Over the past 16 years, as Ghana's democracy grow, there are credible attempts to learn from the fact that for democracy to have vigorous roots the political elites have to correct the historical mistakes and mix Ghanaian cultural values with the British system of neo-liberal representative parliamentary system. Fair enough, 85.1% of registered voters cast their votes in the 2004 general elections out of over 10 million registered voters – a sign of growing confidence in the democratic system.
Yes, gender equity is on the up-swing and women vote freely. There are on-going attempts to use human right values to refine certain cultural inhibitions that stifle progress. From Nkrumah to Kufour, the mass media have evolved surprisingly. Human rights have become a big part of the Ghanaian development gourmet and Ghanaians are experiencing high freedom energy for progress. Political violence isn't as rampant as some years ago such as the deadly attempts on Nkrumah's life on August 1962. Voter turnout due to ethnicity is increasingly going down, issues-based politics is upward, and the amount of confidence Ghanaians have in the democratic system is increasing but Ghanaian politicians are yet project the fact democracy is as originally indigenous Ghanaian as it is Western.
Ghana, as part of the universal democratic movement, has been evolving from direct democracy to representative and responsible democracy.
However, the lack of mixture of Ghanaian indigenous values with the British democratic ideals hit at the contending issue of “mass democracy,”

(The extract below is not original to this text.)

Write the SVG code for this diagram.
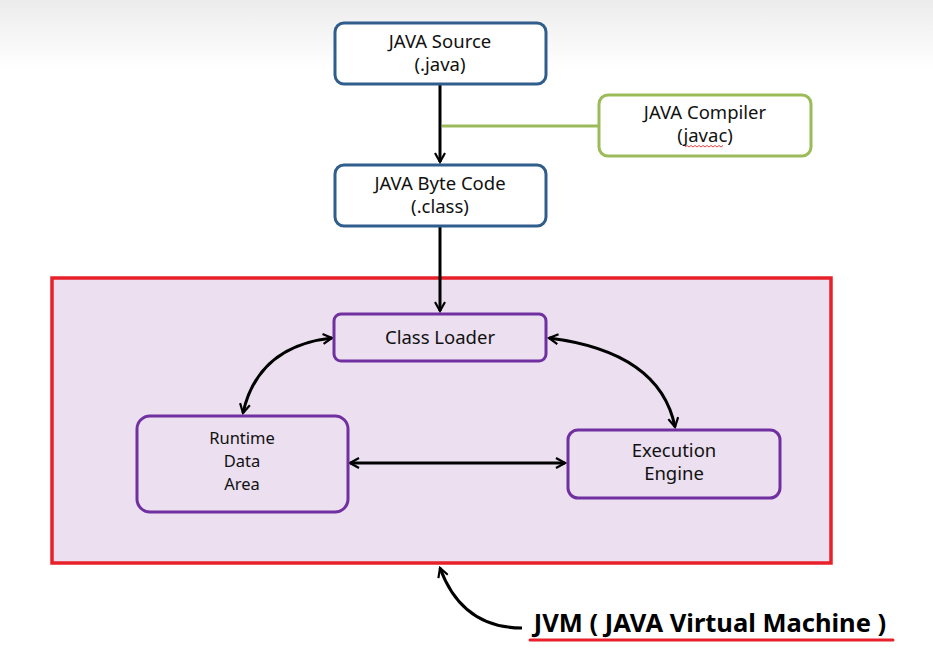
<svg xmlns="http://www.w3.org/2000/svg" width="933" height="660" viewBox="0 0 933 660">
<defs>
<linearGradient id="bg" x1="0" y1="0" x2="0" y2="1">
<stop offset="0" stop-color="#ececec"/>
<stop offset="1" stop-color="#ffffff"/>
</linearGradient>
<marker id="arr" viewBox="0 0 12 12" refX="10" refY="6" markerWidth="12" markerHeight="12" markerUnits="userSpaceOnUse" orient="auto-start-reverse">
<path d="M1 1 L10 6 L1 11" fill="none" stroke="#000" stroke-width="2.2"/>
</marker>
<style>
text{font-family:"Noto Sans","Open Sans","Liberation Sans",sans-serif;font-size:18.5px;fill:#111;text-anchor:middle}
.sm{font-size:16.5px}
.blue{fill:#fff;stroke:#2f5d8c;stroke-width:3}
.green{fill:#fff;stroke:#9bbb59;stroke-width:3}
.purple{fill:#ebdff0;stroke:#7030a0;stroke-width:3}
.conn{fill:none;stroke:#000;stroke-width:3}
</style>
</defs>
<rect x="0" y="0" width="933" height="660" fill="#fff"/>
<rect x="0" y="0" width="933" height="70" fill="url(#bg)"/>

<g id="jvm-frame">
<rect x="52" y="278" width="779" height="285" fill="#ebdff0" stroke="#e8202a" stroke-width="3.5"/>
</g>

<g id="connectors">
<line class="conn" x1="440" y1="84" x2="440" y2="162" marker-end="url(#arr)"/>
<line x1="442" y1="126" x2="599" y2="126" stroke="#9bbb59" stroke-width="3"/>
<line class="conn" x1="440" y1="226" x2="440" y2="311" marker-end="url(#arr)"/>
<path class="conn" d="M332 338 Q258 346 243 413" marker-start="url(#arr)" marker-end="url(#arr)"/>
<path class="conn" d="M549 338 Q660 352 675 427" marker-start="url(#arr)" marker-end="url(#arr)"/>
<line class="conn" x1="350" y1="463" x2="565" y2="463" marker-start="url(#arr)" marker-end="url(#arr)"/>
<path class="conn" d="M522 628 Q462 628 440 568" marker-end="url(#arr)"/>
</g>

<g id="java-source">
<rect class="blue" x="335" y="23" width="211" height="61" rx="9"/>
<text x="440" y="48">JAVA Source</text>
<text x="440" y="71">(.java)</text>
</g>

<g id="java-compiler">
<rect class="green" x="599" y="95" width="212" height="61" rx="9"/>
<text x="705" y="119">JAVA Compiler</text>
<text x="705" y="142">(javac)</text>
<path d="M685 147 l2 -1.5 l2 1.5 l2 -1.5 l2 1.5 l2 -1.5 l2 1.5 l2 -1.5 l2 1.5 l2 -1.5 l2 1.5 l2 -1.5 l2 1.5 l2 -1.5 l2 1.5 l2 -1.5 l2 1.5 l2 -1.5 l2 1.5 l2 -1.5" fill="none" stroke="#e03030" stroke-width="0.9"/>
</g>

<g id="byte-code">
<rect class="blue" x="335" y="165" width="211" height="61" rx="9"/>
<text x="440" y="190">JAVA Byte Code</text>
<text x="440" y="213">(.class)</text>
</g>

<g id="class-loader">
<rect class="purple" x="334" y="314" width="212" height="47" rx="7"/>
<text x="440" y="344">Class Loader</text>
</g>

<g id="runtime-data-area">
<rect class="purple" x="137" y="416" width="211" height="96" rx="13"/>
<text class="sm" x="242" y="444">Runtime</text>
<text class="sm" x="242" y="467">Data</text>
<text class="sm" x="242" y="490">Area</text>
</g>

<g id="execution-engine">
<rect class="purple" x="568" y="430" width="212" height="68" rx="10"/>
<text x="674" y="457">Execution</text>
<text x="674" y="480">Engine</text>
</g>

<g id="jvm-label">
<text x="710" y="632" style="font-size:25.5px;font-weight:bold;fill:#000">JVM ( JAVA Virtual Machine )</text>
<line x1="530" y1="640" x2="893" y2="640" stroke="#e8202a" stroke-width="3" stroke-linecap="round"/>
</g>
</svg>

as Axworthy says, as the “third milestone in democracy's evolution.” “If the “people” were to choose their representatives, who made up the people?” asks Axworthy in a piece published in the Toronto-based National Post that raised concerns about lower voter turnout. Different democracies will answer Axworthy's question differently.
In Ghana, part of answering Axworthy's question, as Osabu-Kle argues, is by “modifying indigenous democracy,” as part of the development process that will see the transfer of the traditional ideological symbol (or myth) of unity to the state from the coalition of the 56 ethnic groups that form the Ghana nation-state. Lack of the indigenous values has seen Ghana loose its “mass” in its democracy project and affected confidence building measures as a progress issue. For, “before even the British came into contact with our people, we were a developed people, having our own institutions, having our own ideas of government,” Osabu-Kle quoted J.E.
Casely Hay-Ford, 1922, Gold Coast (Ghana) nationalist, as saying.
But there are attempts to correct this anomaly as Ghanaians become increasing convinced the future progress rest with fuller democracy. From Rawlings to Kufour, democratic decentralization, as a mixture of the traditional with the Western neo-liberal, is on the ascendancy. NPP's flagbearer Nana Akufo-Addo's proposed Institute of Chieftaincy will be a perfect laboratory to blend Ghanaian traditional values with that of the Western neo-liberal ideals for Ghana's democratic fruition. This will be part of the calls to reform the democratic system and re-balance the power structures from traditional institutions to those at the national level.
Axworthy argues that “democracy is always a work in progress. Issues change, and institutions evolve.” Ghanaian democracy is certainly in need of major domestication as Ghanaians face their 5th multiparty democratic presidential and parliamentary elections on December 7.